◆ The problem ◆
From the listing below, extract each line containing the string "chart".

◆ Data section ◆

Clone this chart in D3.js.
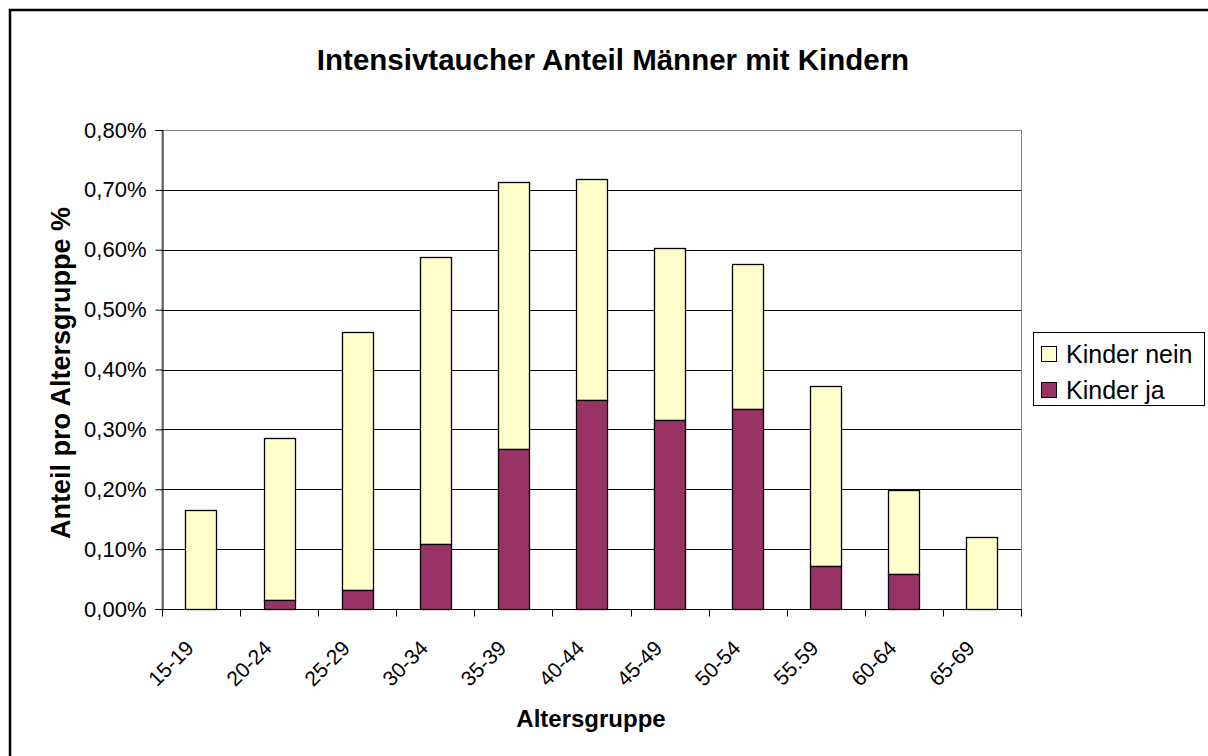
<!doctype html>
<html>
<head>
<meta charset="utf-8">
<script src="https://d3js.org/d3.v7.min.js"></script>
<style>
  body { margin: 0; background: #fff; }
  svg { font-family: "Liberation Sans", Arial, sans-serif; }
</style>
</head>
<body>
<svg width="1208" height="756" id="chart"></svg>
<script>
    // data (percent values)
    var groups = ["15-19", "20-24", "25-29", "30-34", "35-39", "40-44", "45-49", "50-54", "55.59", "60-64", "65-69"];
    var kinderJa = [0, 0.015, 0.032, 0.109, 0.267, 0.349, 0.315, 0.334, 0.071, 0.058, 0];
    var kinderNein = [0.165, 0.271, 0.430, 0.479, 0.446, 0.369, 0.288, 0.243, 0.301, 0.141, 0.120];
    var yTicks = [0, 0.1, 0.2, 0.3, 0.4, 0.5, 0.6, 0.7, 0.8];
    var seriesNames = ["Kinder nein", "Kinder ja"];
    var seriesColors = ["#FFFFCC", "#993366"];

    var svg = d3.select("svg");
    var plotLeft = 162, plotRight = 1021, plotTop = 130, plotBottom = 609;

    // outer frame
    svg.append("rect")
       .attr("x", 10).attr("y", 10)
       .attr("width", 1205).attr("height", 770)
       .attr("fill", "none")
       .attr("stroke", "#000")
       .attr("stroke-width", 2.5);

    var xScale = d3.scaleBand().domain(groups).range([plotLeft, plotRight]).paddingInner(0.6).paddingOuter(0.3);
    var xBand = d3.scaleBand().domain(groups).range([plotLeft, plotRight]);
    var yScale = d3.scaleLinear().domain([0, 0.8]).range([plotBottom, plotTop]);

    // plot area border (grey)
    svg.append("rect")
       .attr("x", plotLeft).attr("y", plotTop + 0.5)
       .attr("width", plotRight - plotLeft + 0.5).attr("height", plotBottom - plotTop)
       .attr("fill", "none")
       .attr("stroke", "#808080")
       .attr("stroke-width", 1);

    // gridlines
    svg.append("g")
       .selectAll("line")
       .data(yTicks.filter(function(d) { return d > 0 && d < 0.8; }))
       .enter().append("line")
       .attr("x1", plotLeft).attr("x2", plotRight)
       .attr("y1", function(d) { return Math.round(yScale(d)) + 0.5; })
       .attr("y2", function(d) { return Math.round(yScale(d)) + 0.5; })
       .attr("stroke", "#000")
       .attr("stroke-width", 1);

    // stacked bars
    var rows = groups.map(function(g, i) {
        return { group: g, ja: kinderJa[i], nein: kinderNein[i] };
    });
    var stack = d3.stack().keys(["nein", "ja"]).order(function() { return [1, 0]; });
    var layers = stack(rows);

    var layerG = svg.append("g")
       .selectAll("g")
       .data(layers)
       .enter().append("g")
       .attr("fill", function(d) { return d.key === "ja" ? seriesColors[1] : seriesColors[0]; });

    layerG.selectAll("rect")
       .data(function(d) { return d.filter(function(p) { return p[1] - p[0] > 0; }); })
       .enter().append("rect")
       .attr("x", function(d) { return Math.round(xScale(d.data.group)) + 0.5; })
       .attr("width", Math.round(xScale.bandwidth()))
       .attr("y", function(d) { return Math.round(yScale(d[1])) + 0.5; })
       .attr("height", function(d) { return Math.round(yScale(d[0])) - Math.round(yScale(d[1])); })
       .attr("stroke", "#000")
       .attr("stroke-width", 1.3);

    // y axis
    var yAxis = svg.append("g")
       .attr("transform", "translate(" + (plotLeft + 0.5) + ",0)")
       .call(d3.axisLeft(yScale).tickValues(yTicks).tickSize(7).tickPadding(9)
             .tickFormat(function(d) { return d3.format(".2f")(d).replace(".", ",") + "%"; }));
    yAxis.select(".domain").attr("stroke", "#000");
    yAxis.selectAll(".tick line").attr("stroke", "#000");
    yAxis.selectAll("text").attr("font-size", "22px").attr("fill", "#000")
       .attr("font-family", "Liberation Sans, Arial, sans-serif");

    // x axis
    var xAxis = svg.append("g")
       .attr("transform", "translate(0," + (plotBottom + 0.5) + ")");
    xAxis.append("line")
       .attr("x1", plotLeft).attr("x2", plotRight + 0.5)
       .attr("stroke", "#000");
    xAxis.selectAll(".xtick")
       .data(groups.concat(["end"]))
       .enter().append("line")
       .attr("x1", function(d, i) { return Math.round(plotLeft + i * xBand.bandwidth()) + 0.5; })
       .attr("x2", function(d, i) { return Math.round(plotLeft + i * xBand.bandwidth()) + 0.5; })
       .attr("y1", 0).attr("y2", 7)
       .attr("stroke", "#000");
    xAxis.selectAll(".xlabel")
       .data(groups)
       .enter().append("text")
       .attr("transform", function(d) {
           return "translate(" + (xBand(d) + xBand.bandwidth() / 2 - 6) + ",40) rotate(-45)";
       })
       .attr("text-anchor", "end")
       .attr("font-size", "21px")
       .text(function(d) { return d; });

    // title
    svg.append("text")
       .attr("x", 613).attr("y", 70)
       .attr("text-anchor", "middle")
       .attr("font-size", "29.5px")
       .attr("font-weight", "bold")
       .text("Intensivtaucher Anteil Männer mit Kindern");

    // axis titles
    svg.append("text")
       .attr("x", 591).attr("y", 727)
       .attr("text-anchor", "middle")
       .attr("font-size", "24px")
       .attr("font-weight", "bold")
       .text("Altersgruppe");

    svg.append("text")
       .attr("transform", "translate(70,373) rotate(-90)")
       .attr("text-anchor", "middle")
       .attr("font-size", "27px")
       .attr("font-weight", "bold")
       .text("Anteil pro Altersgruppe %");

    // legend
    var legend = svg.append("g");
    legend.append("rect")
       .attr("x", 1033.5).attr("y", 332.5)
       .attr("width", 171).attr("height", 73)
       .attr("fill", "#fff")
       .attr("stroke", "#000");
    var items = legend.selectAll(".item")
       .data(seriesNames)
       .enter().append("g")
       .attr("transform", function(d, i) { return "translate(1041," + (354 + i * 36) + ")"; });
    items.append("rect")
       .attr("x", 0.5).attr("y", -7.5)
       .attr("width", 15).attr("height", 15)
       .attr("fill", function(d, i) { return seriesColors[i]; })
       .attr("stroke", "#000");
    items.append("text")
       .attr("x", 25).attr("y", 0)
       .attr("dy", "0.36em")
       .attr("font-size", "25px")
       .text(function(d) { return d; });
</script>
</body>
</html>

◆ Answer for the task ◆
Clone this chart in D3.js.
<svg width="1208" height="756" id="chart"></svg>

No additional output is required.